══ INFORMATION PROVIDED
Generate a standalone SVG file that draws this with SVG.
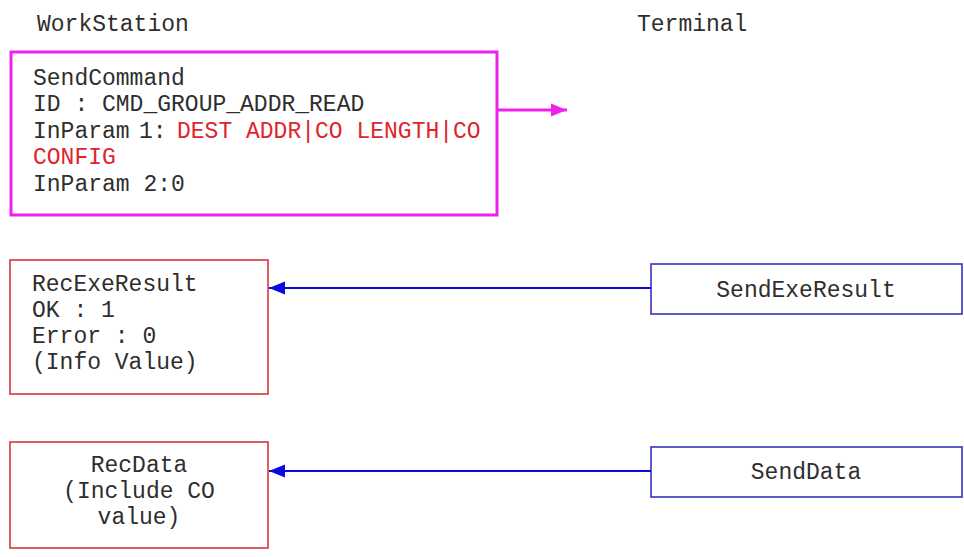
<svg xmlns="http://www.w3.org/2000/svg" width="964" height="557" viewBox="0 0 964 557">
<style>
text{font-family:"Liberation Mono","Courier New",monospace;font-size:23px;fill:#2e2e2e}
.red{fill:#e0242c}
.mid{text-anchor:middle}
.rbox{fill:#fff;stroke:#d8363c;stroke-width:1.6}
.bbox{fill:#fff;stroke:#3434c4;stroke-width:1.6}
</style>
<defs>
<marker id="mh" markerUnits="userSpaceOnUse" viewBox="0 0 16 14" markerWidth="16" markerHeight="14" refX="16" refY="7" orient="auto">
<path d="M0,0.5 L16,7 L0,13.5 Z" fill="#ee22ee"/>
</marker>
<marker id="bh" markerUnits="userSpaceOnUse" viewBox="0 0 16 14" markerWidth="16" markerHeight="14" refX="16" refY="7" orient="auto">
<path d="M0,0.5 L16,7 L0,13.5 Z" fill="#0a0adc"/>
</marker>
</defs>
<rect width="964" height="557" fill="#fff"/>
<text x="37" y="31">WorkStation</text>
<text x="637" y="31">Terminal</text>
<g id="sendcommand">
<rect x="11" y="52" width="486" height="163" fill="#fff" stroke="#ee22ee" stroke-width="3"/>
<text x="33" y="85">SendCommand</text>
<text x="33" y="111">ID : CMD_GROUP_ADDR_READ</text>
<text x="33" y="137.5">InParam</text>
<text x="139" y="137.5">1:</text>
<text class="red" x="177" y="137.5">DEST ADDR|CO LENGTH|CO</text>
<text class="red" x="33" y="164">CONFIG</text>
<text x="33" y="190.5">InParam 2:0</text>
</g>
<g id="recexeresult">
<rect class="rbox" x="10" y="260" width="258" height="134"/>
<text x="32" y="291">RecExeResult</text>
<text x="32" y="317">OK : 1</text>
<text x="32" y="343">Error : 0</text>
<text x="32" y="369">(Info Value)</text>
</g>
<g id="recdata">
<rect class="rbox" x="10" y="442" width="258" height="106"/>
<text class="mid" x="139" y="472">RecData</text>
<text class="mid" x="139" y="498">(Include CO</text>
<text class="mid" x="139" y="524">value)</text>
</g>
<g id="sendexeresult">
<rect class="bbox" x="651" y="264" width="311" height="50"/>
<text class="mid" x="806" y="297">SendExeResult</text>
</g>
<g id="senddata">
<rect class="bbox" x="651" y="447" width="311" height="50"/>
<text class="mid" x="806" y="479">SendData</text>
</g>
<g id="connectors">
<line x1="497" y1="110" x2="567" y2="110" stroke="#ee22ee" stroke-width="3" marker-end="url(#mh)"/>
<line x1="651" y1="288" x2="269" y2="288" stroke="#0a0adc" stroke-width="2" marker-end="url(#bh)"/>
<line x1="651" y1="471" x2="269" y2="471" stroke="#0a0adc" stroke-width="2" marker-end="url(#bh)"/>
</g>
</svg>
════
WRITTEN INSTRUCTION - Repeat the data exactly in full, omitting its pictures.

EXERCISE ANSWER -
Generate a standalone SVG file that draws this with SVG.
<svg xmlns="http://www.w3.org/2000/svg" width="964" height="557" viewBox="0 0 964 557">
<style>
text{font-family:"Liberation Mono","Courier New",monospace;font-size:23px;fill:#2e2e2e}
.red{fill:#e0242c}
.mid{text-anchor:middle}
.rbox{fill:#fff;stroke:#d8363c;stroke-width:1.6}
.bbox{fill:#fff;stroke:#3434c4;stroke-width:1.6}
</style>
<defs>
<marker id="mh" markerUnits="userSpaceOnUse" viewBox="0 0 16 14" markerWidth="16" markerHeight="14" refX="16" refY="7" orient="auto">
<path d="M0,0.5 L16,7 L0,13.5 Z" fill="#ee22ee"/>
</marker>
<marker id="bh" markerUnits="userSpaceOnUse" viewBox="0 0 16 14" markerWidth="16" markerHeight="14" refX="16" refY="7" orient="auto">
<path d="M0,0.5 L16,7 L0,13.5 Z" fill="#0a0adc"/>
</marker>
</defs>
<rect width="964" height="557" fill="#fff"/>
<text x="37" y="31">WorkStation</text>
<text x="637" y="31">Terminal</text>
<g id="sendcommand">
<rect x="11" y="52" width="486" height="163" fill="#fff" stroke="#ee22ee" stroke-width="3"/>
<text x="33" y="85">SendCommand</text>
<text x="33" y="111">ID : CMD_GROUP_ADDR_READ</text>
<text x="33" y="137.5">InParam</text>
<text x="139" y="137.5">1:</text>
<text class="red" x="177" y="137.5">DEST ADDR|CO LENGTH|CO</text>
<text class="red" x="33" y="164">CONFIG</text>
<text x="33" y="190.5">InParam 2:0</text>
</g>
<g id="recexeresult">
<rect class="rbox" x="10" y="260" width="258" height="134"/>
<text x="32" y="291">RecExeResult</text>
<text x="32" y="317">OK : 1</text>
<text x="32" y="343">Error : 0</text>
<text x="32" y="369">(Info Value)</text>
</g>
<g id="recdata">
<rect class="rbox" x="10" y="442" width="258" height="106"/>
<text class="mid" x="139" y="472">RecData</text>
<text class="mid" x="139" y="498">(Include CO</text>
<text class="mid" x="139" y="524">value)</text>
</g>
<g id="sendexeresult">
<rect class="bbox" x="651" y="264" width="311" height="50"/>
<text class="mid" x="806" y="297">SendExeResult</text>
</g>
<g id="senddata">
<rect class="bbox" x="651" y="447" width="311" height="50"/>
<text class="mid" x="806" y="479">SendData</text>
</g>
<g id="connectors">
<line x1="497" y1="110" x2="567" y2="110" stroke="#ee22ee" stroke-width="3" marker-end="url(#mh)"/>
<line x1="651" y1="288" x2="269" y2="288" stroke="#0a0adc" stroke-width="2" marker-end="url(#bh)"/>
<line x1="651" y1="471" x2="269" y2="471" stroke="#0a0adc" stroke-width="2" marker-end="url(#bh)"/>
</g>
</svg>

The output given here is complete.